Let $S$ and $T$ be sets such that $S \sim \card S$ and $T \sim \card T$.

Furthermore, let $S$ be non-empty.


Then:

$0 < \card T \le \card S$ if and only if there exists a surjection $f: S \to T$.


Proof

Necessary Condition

Suppose $f: S \to T$ is a surjection.

Then $\Img f = T$ by definition.

From Cardinality of Image of Mapping not greater than Cardinality of Domain:

$\card T \le \card S$


Furthermore, if $S$ is non-empty, then $\map f x \in T$ for some $x \in S$.

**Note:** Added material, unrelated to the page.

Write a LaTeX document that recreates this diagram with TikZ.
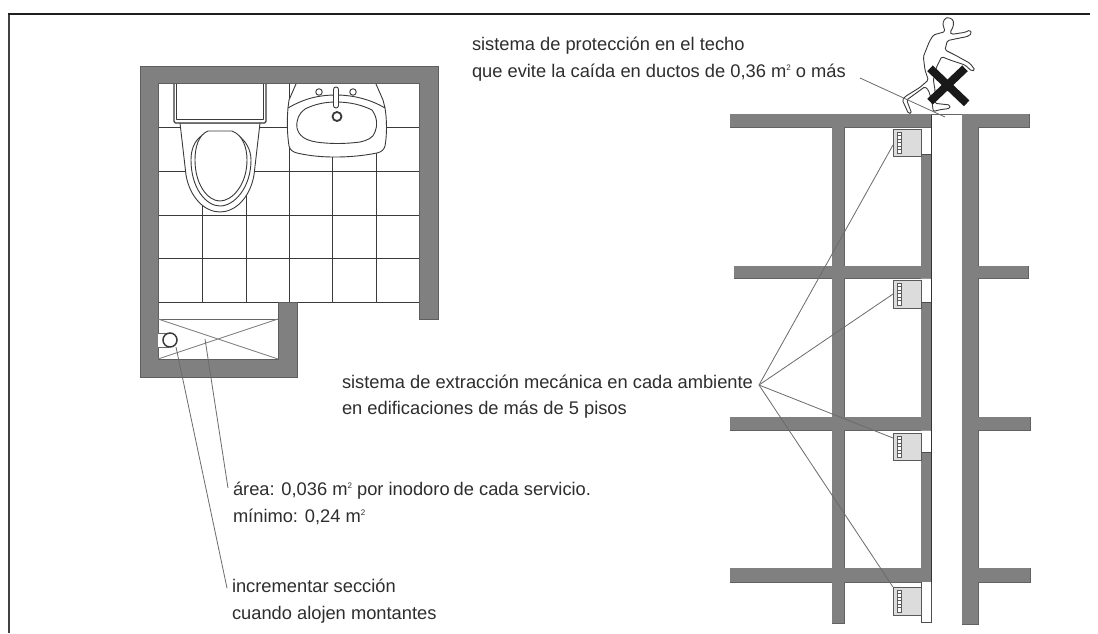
\documentclass[tikz,border=0pt]{standalone}
\usepackage{fontspec}
\setmainfont{Liberation Sans}
\newcommand{\sqm}{\raisebox{0.72ex}{\fontsize{8}{8}\selectfont 2}}
\newcommand{\slabwalls}{%
  (730,114) rectangle (931,127)
  (962,114) rectangle (1029,127)
  (962,114) rectangle (978,624)
  (832,114) rectangle (844,623)
  (734,266) rectangle (931,278)
  (978,266) rectangle (1028,278)
  (730,417) rectangle (931,430)
  (978,417) rectangle (1030,430)
  (730,568) rectangle (931,582)
  (978,568) rectangle (1030,582)
  (921,154) rectangle (931,266)
  (921,302) rectangle (931,417)
  (921,452) rectangle (931,568)
}
\newcommand{\fanbox}[2]{%
  \draw[fanline,fill=fangray] (893,#1) rectangle (921,#2);
  \draw[fanline,fill=white,line width=0.6pt] (897,#1+3) rectangle (901,#2-3);
  \foreach \k in {1,...,5}{\draw[fanline,line width=0.6pt] (897,#1+3+\k*3.5) -- (901,#1+3+\k*3.5);}
}
\definecolor{wallgray}{HTML}{808080}
\definecolor{walledge}{HTML}{5E5E5E}
\definecolor{fangray}{HTML}{DCDCDC}
\definecolor{inkdark}{HTML}{3A3A3A}
\tikzset{
  wallfill/.style={fill=wallgray},
  wallline/.style={draw=walledge,line width=0.9pt},
  gridline/.style={draw=inkdark,line width=0.8pt},
  fixture/.style={draw=inkdark,line width=0.9pt,fill=white,line join=round},
  leader/.style={draw=black!58,line width=0.8pt},
  fanline/.style={draw=black!65,line width=0.8pt},
  lbl/.style={anchor=base west,inner sep=0pt,outer sep=0pt,text=black!82,font=\fontsize{18.3}{20}\selectfont},
}
\begin{document}
\begin{tikzpicture}[x=1pt,y=-1pt]
\useasboundingbox (0,0) rectangle (1098,633);
\fill[white] (0,0) rectangle (1098,633);
% frame
\draw[black!75,line width=2pt] (8.5,633) -- (8.5,14);
\draw[black!88,line width=2pt] (7.5,14) -- (1090,14);
% tile grid
\foreach \yy in {127,171,215,258,302}{\draw[gridline] (158,\yy) -- (419,\yy);}
\foreach \xx in {202,246,332,376}{\draw[gridline] (\xx,150) -- (\xx,302);}
\draw[gridline] (289,83) -- (289,302);
% bath wall
\draw[wallline,wallfill] (140,66) -- (438,66) -- (438,319) -- (419,319) -- (419,83.5) -- (158,83.5) -- (158,359) -- (278,359) -- (278,302) -- (297,302) -- (297,377) -- (140,377) -- cycle;
% duct
\draw[draw=black!60,line width=1pt] (158,319) -- (278,319);
\draw[draw=black!50,line width=0.9pt] (158,319) -- (278,359) (158,359) -- (278,319);
\draw[draw=black!60,line width=0.8pt,fill=white] (158,333) -- (168,333) -- (168,347) -- (158,347);
\node[circle,draw=inkdark,line width=1.5pt,fill=white,minimum size=14pt,inner sep=0pt] (riser) at (170,340) {};
\coordinate (ductmid) at (205,339);
% toilet
\draw[fixture] (180,123) -- (186,175) .. controls (190,198) and (205,212) .. (220,212) .. controls (235,212) and (250,198) .. (254,175) -- (260,123) -- cycle;
\draw[fixture] (204,134) -- (236,134) .. controls (246,140) and (251,150) .. (251,160) .. controls (251,188) and (234,206) .. (220,206) .. controls (206,206) and (191,188) .. (191,160) .. controls (191,150) and (194,140) .. (204,134) -- cycle;
\draw[fixture] (208,131) -- (232,131) .. controls (243,135) and (247,148) .. (247,160) .. controls (247,185) and (232,201) .. (220,201) .. controls (208,201) and (195,185) .. (195,160) .. controls (195,148) and (198,135) .. (208,131) -- cycle;
\draw[fixture,rounded corners=1.5pt,line width=1.1pt] (174,84) -- (174,123) -- (266,123) -- (266,84);
\draw[fixture,line width=1pt] (176.5,84) -- (176.5,119) -- (263.5,119) -- (263.5,84);
% sink
\draw[fixture] (296,84) -- (289,100) -- (288,108) -- (385,108) -- (383,100) -- (376,84);
\draw[fixture] (288,108) .. controls (305,98) and (320,95) .. (336,95) .. controls (352,95) and (370,99) .. (385,108) .. controls (387,120) and (387,135) .. (385,146) .. controls (384,150) and (381,152) .. (377,153) .. controls (362,156) and (348,157) .. (335,157) .. controls (322,157) and (310,156) .. (297,153) .. controls (293,152) and (290,150) .. (289,146) .. controls (287,133) and (287,120) .. (288,108) -- cycle;
\draw[fixture] (305,109) .. controls (315,104) and (325,102) .. (336,102) .. controls (350,102) and (362,105) .. (372,110) .. controls (377,117) and (378,125) .. (375,132) .. controls (373,138) and (368,140) .. (360,142) .. controls (345,144) and (330,144) .. (316,142) .. controls (305,140) and (299,136) .. (297,128) .. controls (296,120) and (299,113) .. (305,109) -- cycle;
\draw[fixture,rounded corners=2.4pt] (333.5,87) rectangle (338.5,108);
\node[circle,fixture,line width=0.9pt,minimum size=6.5pt,inner sep=0pt] (handleL) at (319,92) {};
\node[circle,fixture,line width=0.9pt,minimum size=6.5pt,inner sep=0pt] (handleR) at (353,92) {};
\node[circle,fixture,line width=1.8pt,minimum size=9pt,inner sep=0pt] (drain) at (337,116.5) {};
% building
\draw[wallline] \slabwalls;
\fill[wallfill] \slabwalls;
\fill[white] (921,127.6) rectangle (931,154);
\draw[draw=black!80,line width=0.8pt] (931,114) -- (931,622);
\draw[draw=black!60,line width=0.8pt] (931,114) -- (962,114);
\draw[draw=black!70,line width=0.8pt] (921,154) -- (931,154) (921,302) -- (931,302) (921,452) -- (931,452);
\draw[draw=black!70,line width=0.8pt,fill=white] (921,582) -- (921,622) -- (931,622) -- (931,582);
\fill[white] (921,278.6) rectangle (930.5,301.6) (921,430.6) rectangle (930.5,451.6);
\fanbox{129}{156}
\fanbox{280}{308}
\fanbox{433}{460}
\fanbox{587}{615}
% person
\begin{scope}[shift={(870,0)},x=0.33333pt,y=-0.33333pt]
\draw[fill=white,draw=inkdark,line width=0.9pt,line join=round,rounded corners=1.5pt]
 (235,52) -- (250,60) -- (250,80) -- (240,97) -- (245,103) -- (285,97) -- (300,90) -- (305,100) -- (295,108) -- (290,110) -- (250,118) -- (232,122) -- (225,150) -- (255,165) -- (300,190) -- (315,210) -- (305,213) -- (285,195) -- (240,180) -- (215,170) -- (200,200) -- (190,240) -- (195,270) -- (195,310) -- (240,315) -- (240,325) -- (205,330) -- (190,335) -- (185,300) -- (175,270) -- (165,260) -- (110,300) -- (125,340) -- (115,340) -- (97,300) -- (105,290) -- (150,262) -- (175,240) -- (165,210) -- (160,170) -- (178,125) -- (190,105) -- (225,95) -- (218,70) -- (225,55) -- cycle;
\draw[black!90,line width=8pt] (180,205) -- (290,310) (285,205) -- (180,305);
\end{scope}
% labels
\node[lbl] (tTecho1) at (472,50) {sistema de protección en el techo};
\node[lbl] (tTecho2) at (472,77) {que evite la caída en ductos de 0,36 m\sqm{} o más};
\node[lbl] (tExt1) at (342,388) {sistema de extracción mecánica en cada ambiente};
\node[lbl] (tExt2) at (342,414) {en edificaciones de más de 5 pisos};
\node[lbl] (tArea1) at (233,495) {área: 0,036 m\sqm{} por inodoro\kern4pt de cada servicio.};
\node[lbl] (tArea2) at (233,522) {mínimo: 0,24 m\sqm};
\node[lbl] (tInc1) at (232,592) {incrementar sección};
\node[lbl] (tInc2) at (232,619) {cuando alojen montantes};
% leaders
\coordinate (hub) at (759,385);
\coordinate (fanA) at (893,145);
\coordinate (fanB) at (893,294);
\coordinate (fanC) at (893,438);
\coordinate (fanD) at (893,587);
\coordinate (roofEnd) at (945,117);
\coordinate (roofStart) at (860,78);
\coordinate (areaEnd) at (228,488);
\coordinate (incEnd) at (227,588);
\coordinate (riserEdge) at (176,347);
\draw[leader] (hub) -- (fanA);
\draw[leader] (hub) -- (fanB);
\draw[leader] (hub) -- (fanC);
\draw[leader] (hub) -- (fanD);
\draw[leader] (roofStart) -- (roofEnd);
\draw[leader] (ductmid) -- (areaEnd);
\draw[leader] (riserEdge) -- (incEnd);
\end{tikzpicture}
\end{document}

Thus, $T$ is non-empty and $0 < \card T$ by Cardinality of Empty Set.

$\Box$


Sufficient Condition

Suppose that $0 < \card T \le \card S$.

By Injection iff Cardinal Inequality, it follows that $g: T \to S$ for some injection $g$.


Take an arbitrary $y \in T$.

Define the function $f: S \to T$ as follows:

$\map f x = \begin{cases} \map {g^{-1} } x & : x \in \Img g \\ y & : x \notin \Img g \end{cases}$


For any $z \in T$, $\map g z \in \Img g$.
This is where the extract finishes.